Make sure you don't miss chapter nine, To Kill A Potentiometer. I am not aware of any other application note for electronic parts that would be just half as much fun! This book is a treasure and I think it's wonderful that it is up on the company's website amongst all the shiny new marketing material. You'll even find pictures of very special aircraft somewhere inside (V/STOL).

(The only strange thing is the page order of the scanned pdf document. A bit annoying, but you'll figure it out...)

zb said...

Everything and anything you ever wanted to know about potentiometers, maybe even published around the time your particular airplane was engineered:

The Potentiometer Handbook

Published by Bourns, a company that makes these parts. (pdf, 33 MB, really worth the download -- but maybe not when you're hooked up too bad hotel WiFi) I liked the pdf so much that I even bought it in dead-tree-form on the second hand market.
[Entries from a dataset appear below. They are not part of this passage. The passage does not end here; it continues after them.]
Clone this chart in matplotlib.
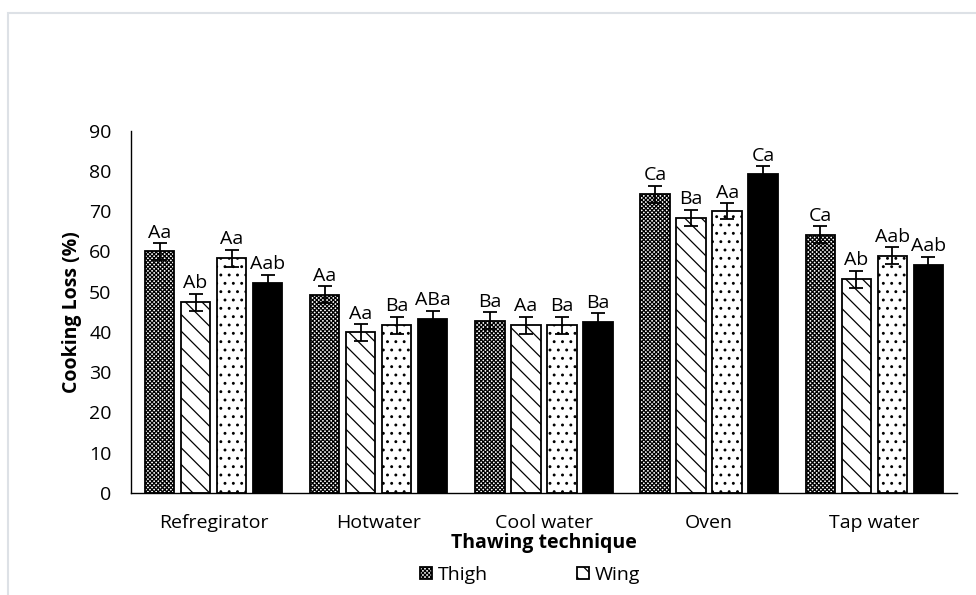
import numpy as np
import matplotlib
matplotlib.use("Agg")
import matplotlib.pyplot as plt
from matplotlib.patches import Rectangle

plt.rcParams['font.family'] = ['Open Sans', 'DejaVu Sans']
plt.rcParams['hatch.linewidth'] = 0.9

# data
techniques = ["Refregirator", "Hotwater", "Cool water", "Oven", "Tap water"]
thigh = [60.0, 49.2, 42.8, 74.2, 64.1]
wing = [47.4, 39.9, 41.7, 68.4, 53.1]
cut3 = [58.3, 41.7, 41.7, 70.0, 58.9]
cut4 = [52.1, 43.2, 42.5, 79.2, 56.6]
err_thigh = [2.1, 2.1, 2.1, 2.1, 2.1]
err_wing = [2.1, 2.1, 2.1, 2.0, 2.1]
err_cut3 = [2.1, 2.1, 2.1, 2.0, 2.1]
err_cut4 = [2.1, 2.1, 2.1, 2.0, 2.1]
lab_thigh = ["Aa", "Aa", "Ba", "Ca", "Ca"]
lab_wing = ["Ab", "Aa", "Aa", "Ba", "Ab"]
lab_cut3 = ["Aa", "Ba", "Ba", "Aa", "Aab"]
lab_cut4 = ["Aab", "ABa", "Ba", "Ca", "Aab"]

series = [
    ("Thigh", thigh, err_thigh, lab_thigh, dict(color="white", hatch="xxxxxxxx")),
    ("Wing", wing, err_wing, lab_wing, dict(color="white", hatch="\\\\")),
    (None, cut3, err_cut3, lab_cut3, dict(color="white", hatch="..")),
    (None, cut4, err_cut4, lab_cut4, dict(color="black")),
]

fs = 14

fig = plt.figure(figsize=(9.76, 5.95), dpi=100)
ax = fig.add_axes([0.1342, 0.1714, 0.8463, 0.609])

x = np.arange(len(techniques))
pitch = 0.218
width = 0.178
handles = []
for i, (name, vals, errs, labs, style) in enumerate(series):
    pos = x + (i - 1.5) * pitch
    bars = ax.bar(pos, vals, width, edgecolor="black", linewidth=1.3, **style)
    ax.errorbar(pos, vals, yerr=errs, fmt="none", ecolor="black",
                elinewidth=1.3, capsize=5, capthick=1.3)
    for p, v, e, t in zip(pos, vals, errs, labs):
        ax.annotate(t, (p, v + e), xytext=(0, 1), textcoords="offset points",
                    ha="center", va="bottom", fontsize=fs)
    if name:
        bars.set_label(name)
        handles.append(bars)

ax.set_xlim(-0.5, 4.5)
ax.set_ylim(0, 90)
ax.set_yticks(range(0, 91, 10))
ax.set_xticks(x)
ax.set_xticklabels(techniques)
ax.tick_params(axis="y", length=0, labelsize=fs, pad=14)
ax.tick_params(axis="x", length=0, labelsize=fs, pad=15)
ax.spines["top"].set_visible(False)
ax.spines["right"].set_visible(False)
ax.spines["left"].set_linewidth(1.0)
ax.spines["bottom"].set_linewidth(1.0)

ax.set_ylabel("Cooking Loss (%)", fontsize=fs, fontweight="bold", labelpad=5)
ax.set_xlabel("Thawing technique", fontsize=fs, fontweight="bold", labelpad=1)

fig.legend(handles=handles, loc="center", bbox_to_anchor=(0.543, 0.034),
           ncol=2, frameon=False, fontsize=fs, handlelength=0.6,
           handleheight=0.6, handletextpad=0.3, columnspacing=4.6)

# light frame of the chart area
fig.add_artist(Rectangle((8 / 976, -0.1), 1.2, 1.1 - 13 / 595,
                         transform=fig.transFigure, fill=False,
                         edgecolor="#dde1e6", linewidth=1.5))

fig.savefig("out.png", dpi=100)
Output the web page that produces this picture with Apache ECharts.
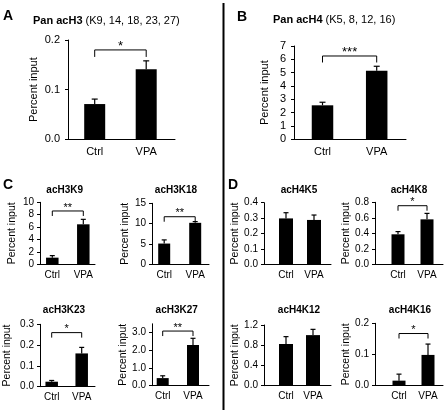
<!DOCTYPE html>
<html><head><meta charset="utf-8">
<script src="https://cdn.jsdelivr.net/npm/echarts@6/dist/echarts.min.js"></script>
<style>html,body{margin:0;padding:0;background:#fff}#c{width:448px;height:413px}</style>
</head><body><div id="c"></div>
<script>
// ---------- data ----------
const categories = ['Ctrl', 'VPA'];
const panelNames = ['Pan acH3', 'Pan acH4', 'acH3K9', 'acH3K18', 'acH3K23', 'acH3K27', 'acH4K5', 'acH4K8', 'acH4K12', 'acH4K16'];
const panelSuffixes = ['(K9, 14, 18, 23, 27)', '(K5, 8, 12, 16)'];
const panelLetters = ['A', 'B', 'C', 'D'];
const yAxisName = 'Percent input';
const ctrlMeans  = [0.071, 2.55, 1.07, 5.1, 0.024, 0.43, 0.298, 0.387, 0.824, 0.015];
const ctrlErrors = [0.010, 0.23, 0.33, 0.9, 0.006, 0.13, 0.037, 0.035, 0.146, 0.021];
const vpaMeans   = [0.141, 5.15, 6.45, 10.2, 0.160, 2.30, 0.288, 0.58, 1.0, 0.098];
const vpaErrors  = [0.017, 0.33, 0.80, 0.3, 0.029, 0.38, 0.032, 0.077, 0.114, 0.035];
const sigLabels  = ['*', '***', '**', '**', '*', '**', '', '*', '', '*'];
const sigLevels  = [0.18, 6.25, 8.6, 11.7, 0.26, 3.09, null, 0.756, null, 0.167];
const yMaxima    = [0.2, 7, 10, 15, 0.3, 3.5, 0.4, 0.8, 1.2, 0.2];
const yTickLabels = [
  ['0.0', '0.1', '0.2'],
  ['0', '1', '2', '3', '4', '5', '6', '7'],
  ['0', '2', '4', '6', '8', '10'],
  ['0', '5', '10', '15'],
  ['0.0', '0.1', '0.2', '0.3'],
  ['0.0', '1.0', '2.0', '3.0'],
  ['0.0', '0.1', '0.2', '0.3', '0.4'],
  ['0.0', '0.2', '0.4', '0.6', '0.8'],
  ['0.0', '0.4', '0.8', '1.2'],
  ['0.0', '0.1', '0.2']
];

// ---------- layout (pixels) ----------
const layout = [
  {L: 68,  R: 175, c0: 94.7,  c1: 146.2, top: 40,    bottom: 139.3, bw: 21,   fs: 11, gap: 29, lm: 8, xm: 7, tick: 7, sfs: 13},
  {L: 294, R: 406, c0: 322.5, c1: 376.7, top: 46,    bottom: 139.3, bw: 21.5, fs: 11, gap: 24, lm: 8, xm: 7, tick: 6.5, sfs: 13},
  {L: 40,  R: 95,  c0: 52.3,  c1: 83.3,  top: 202.3, bottom: 264.3, bw: 12.5, fs: 10, gap: 22, lm: 6, xm: 6, tick: 5, sfs: 11},
  {L: 152, R: 209, c0: 164.2, c1: 195.2, top: 203.3, bottom: 264.3, bw: 12,   fs: 10, gap: 17, lm: 6, xm: 6, tick: 5, sfs: 11},
  {L: 40,  R: 95,  c0: 51.7,  c1: 81.7,  top: 324.3, bottom: 386.7, bw: 12.5, fs: 10, gap: 27, lm: 6, xm: 6, tick: 5, sfs: 11},
  {L: 152, R: 209, c0: 162.7, c1: 193,   top: 323.8, bottom: 385.7, bw: 12,   fs: 10, gap: 16, lm: 6, xm: 6, tick: 5, sfs: 11},
  {L: 264, R: 331, c0: 286,   c1: 314,   top: 202.7, bottom: 264.3, bw: 14,   fs: 10, gap: 20, lm: 6, xm: 6, tick: 5, sfs: 11},
  {L: 375, R: 443, c0: 398,   c1: 427,   top: 202.3, bottom: 264.3, bw: 13,   fs: 10, gap: 20, lm: 6, xm: 6, tick: 5, sfs: 11},
  {L: 264, R: 331, c0: 286,   c1: 313,   top: 325,   bottom: 385.7, bw: 14,   fs: 10, gap: 20, lm: 6, xm: 6, tick: 5, sfs: 11},
  {L: 375, R: 443, c0: 399,   c1: 428,   top: 323.3, bottom: 385.3, bw: 13,   fs: 10, gap: 20, lm: 6, xm: 6, tick: 5, sfs: 11}
];
const titlePos = [null, null, [64.7, 190], [176, 190], [64, 310], [176.7, 310], [299, 190], [409, 190], [299, 310], [410, 310]];
const FONT = "'Liberation Sans', Arial, sans-serif";

const grid = [], xAxis = [], yAxis = [], series = [];
layout.forEach((g, i) => {
  const unit = g.c1 - g.c0;
  grid.push({left: g.L, top: g.top, width: g.R - g.L, height: g.bottom - g.top});
  xAxis.push({
    type: 'value', gridIndex: i,
    min: -(g.c0 - g.L) / unit, max: 1 + (g.R - g.c1) / unit,
    axisLine: {show: true, onZero: false, lineStyle: {color: '#000', width: 1}},
    axisTick: {show: false}, splitLine: {show: false},
    axisLabel: {customValues: [0, 1], formatter: v => categories[Math.round(v)],
      fontSize: g.fs, color: '#000', fontFamily: FONT, margin: g.xm}
  });
  const tickVals = yTickLabels[i].map(Number);
  yAxis.push({
    type: 'value', gridIndex: i, min: 0, max: yMaxima[i],
    axisLine: {show: true, onZero: false, lineStyle: {color: '#000', width: 1}},
    axisTick: {show: true, length: 3, customValues: tickVals, lineStyle: {color: '#000'}},
    splitLine: {show: false},
    axisLabel: {customValues: tickVals,
      formatter: v => { const k = tickVals.findIndex(t => Math.abs(t - v) < 1e-9); return k >= 0 ? yTickLabels[i][k] : ''; },
      fontSize: g.fs, color: '#000', fontFamily: FONT, margin: g.lm},
    name: yAxisName, nameLocation: 'middle', nameGap: g.gap,
    nameTextStyle: {fontSize: g.fs + (i < 2 ? 0 : 0.5), color: '#000', fontFamily: FONT}
  });
  series.push({
    type: 'bar', xAxisIndex: i, yAxisIndex: i, barWidth: g.bw,
    itemStyle: {color: '#000'}, silent: true, animation: false,
    data: [[0, ctrlMeans[i]], [1, vpaMeans[i]]]
  });
  const capHalf = i < 2 ? 3 : 2.5;
  series.push({
    type: 'custom', xAxisIndex: i, yAxisIndex: i, animation: false, silent: true,
    encode: {x: 0, y: 1},
    data: [[0, ctrlMeans[i], ctrlErrors[i]], [1, vpaMeans[i], vpaErrors[i]]],
    renderItem: (params, api) => {
      const x = api.value(0), m = api.value(1), e = api.value(2);
      const b = api.coord([x, m]), t = api.coord([x, m + e]);
      return {type: 'group', children: [
        {type: 'line', shape: {x1: b[0], y1: b[1], x2: t[0], y2: t[1]}, style: {stroke: '#000', lineWidth: 1.2}},
        {type: 'line', shape: {x1: t[0] - capHalf, y1: t[1], x2: t[0] + capHalf, y2: t[1]}, style: {stroke: '#000', lineWidth: 1.2}}
      ]};
    }
  });
  if (sigLevels[i] !== null) {
    series.push({
      type: 'custom', xAxisIndex: i, yAxisIndex: i, animation: false, silent: true,
      encode: {x: [0, 1], y: 2},
      data: [[0, 1, sigLevels[i], sigLabels[i]]],
      renderItem: (params, api) => {
        const p0 = api.coord([api.value(0), api.value(2)]);
        const p1 = api.coord([api.value(1), api.value(2)]);
        const label = sigLabels[i];
        return {type: 'group', children: [
          {type: 'polyline', shape: {points: [[p0[0], p0[1] + g.tick], [p0[0], p0[1]], [p1[0], p1[1]], [p1[0], p1[1] + g.tick]]},
           style: {stroke: '#000', lineWidth: 1, fill: null}},
          {type: 'text', style: {text: label, x: (p0[0] + p1[0]) / 2, y: p0[1] + g.sfs * 0.2, textAlign: 'center', textVerticalAlign: 'bottom',
            font: g.sfs + 'px ' + FONT, fill: '#000'}}
        ]};
      }
    });
  }
});

const graphic = [
  {type: 'line', shape: {x1: 223.5, y1: 3, x2: 223.5, y2: 410}, style: {stroke: '#000', lineWidth: 2}},
  {type: 'text', x: 3, y: 16, style: {text: panelLetters[0], font: 'bold 14px ' + FONT, fill: '#000', textVerticalAlign: 'middle'}},
  {type: 'text', x: 237, y: 17, style: {text: panelLetters[1], font: 'bold 14px ' + FONT, fill: '#000', textVerticalAlign: 'middle'}},
  {type: 'text', x: 3, y: 185, style: {text: panelLetters[2], font: 'bold 14px ' + FONT, fill: '#000', textVerticalAlign: 'middle'}},
  {type: 'text', x: 228, y: 185, style: {text: panelLetters[3], font: 'bold 14px ' + FONT, fill: '#000', textVerticalAlign: 'middle'}},
  {type: 'text', x: 33, y: 21, style: {text: '{b|' + panelNames[0] + '} ' + panelSuffixes[0], font: '11px ' + FONT, fill: '#000', textVerticalAlign: 'middle',
    rich: {b: {fontWeight: 'bold', fontSize: 11, fontFamily: FONT, fill: '#000'}}}},
  {type: 'text', x: 273, y: 20, style: {text: '{b|' + panelNames[1] + '} ' + panelSuffixes[1], font: '11px ' + FONT, fill: '#000', textVerticalAlign: 'middle',
    rich: {b: {fontWeight: 'bold', fontSize: 11, fontFamily: FONT, fill: '#000'}}}}
];
for (let i = 2; i < panelNames.length; i++) {
  graphic.push({type: 'text', x: titlePos[i][0], y: titlePos[i][1],
    style: {text: panelNames[i], font: 'bold 10px ' + FONT, fill: '#000', textAlign: 'center', textVerticalAlign: 'middle'}});
}

const chart = echarts.init(document.getElementById('c'), null, {renderer: 'canvas'});
chart.setOption({animation: false, backgroundColor: '#fff', textStyle: {fontFamily: FONT},
  grid, xAxis, yAxis, series, graphic});
</script>
</body></html>
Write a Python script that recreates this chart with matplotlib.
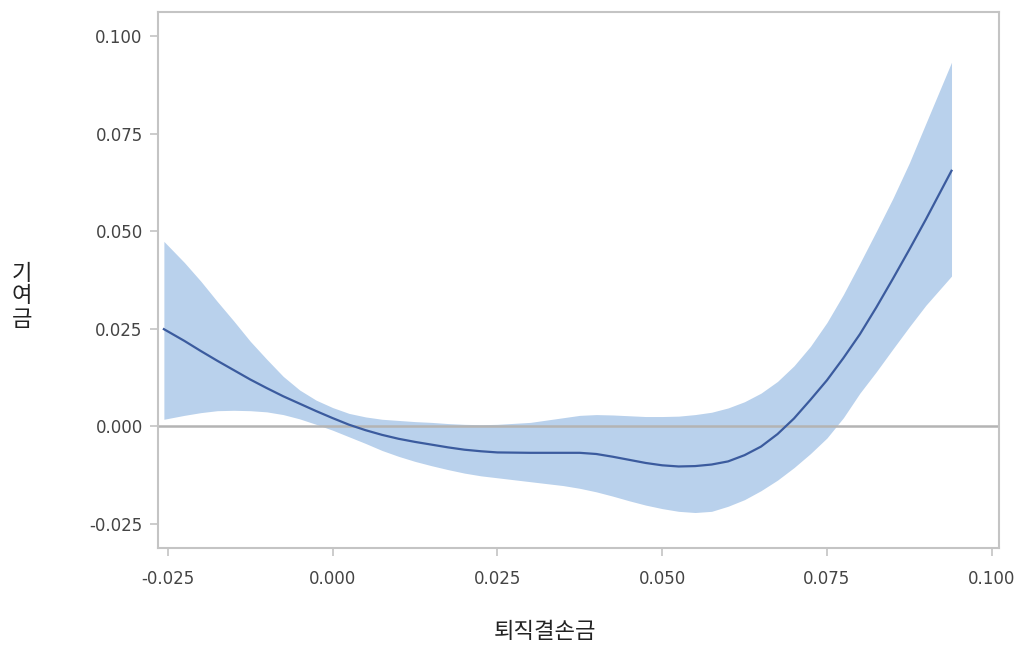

Make sure you don't miss chapter nine, To Kill A Potentiometer. I am not aware of any other application note for electronic parts that would be just half as much fun! This book is a treasure and I think it's wonderful that it is up on the company's website amongst all the shiny new stuff.

(The only strange thing is the page order of the scanned pdf document. A bit annoying, but you'll figure it out...)

((Sorry if this comment eventually appears twice, it seems like blogger nuked it the first time I hit "publish", so I'm re-trying.))

Michael5000 said...

Somebody was passing out treats for International Women's Day at work, and I thought they were saying "International Human's Day" and asked for my share and felt a little paranoid when I was refused and everybody laughed at me.

Later, I got drunk and rolled my truck, and then I felt better.

Michael5000 said...

That's as may be, Dupont Hydro Industries, but you don't need to go around bragging about it. Besides, I had the better anecdote.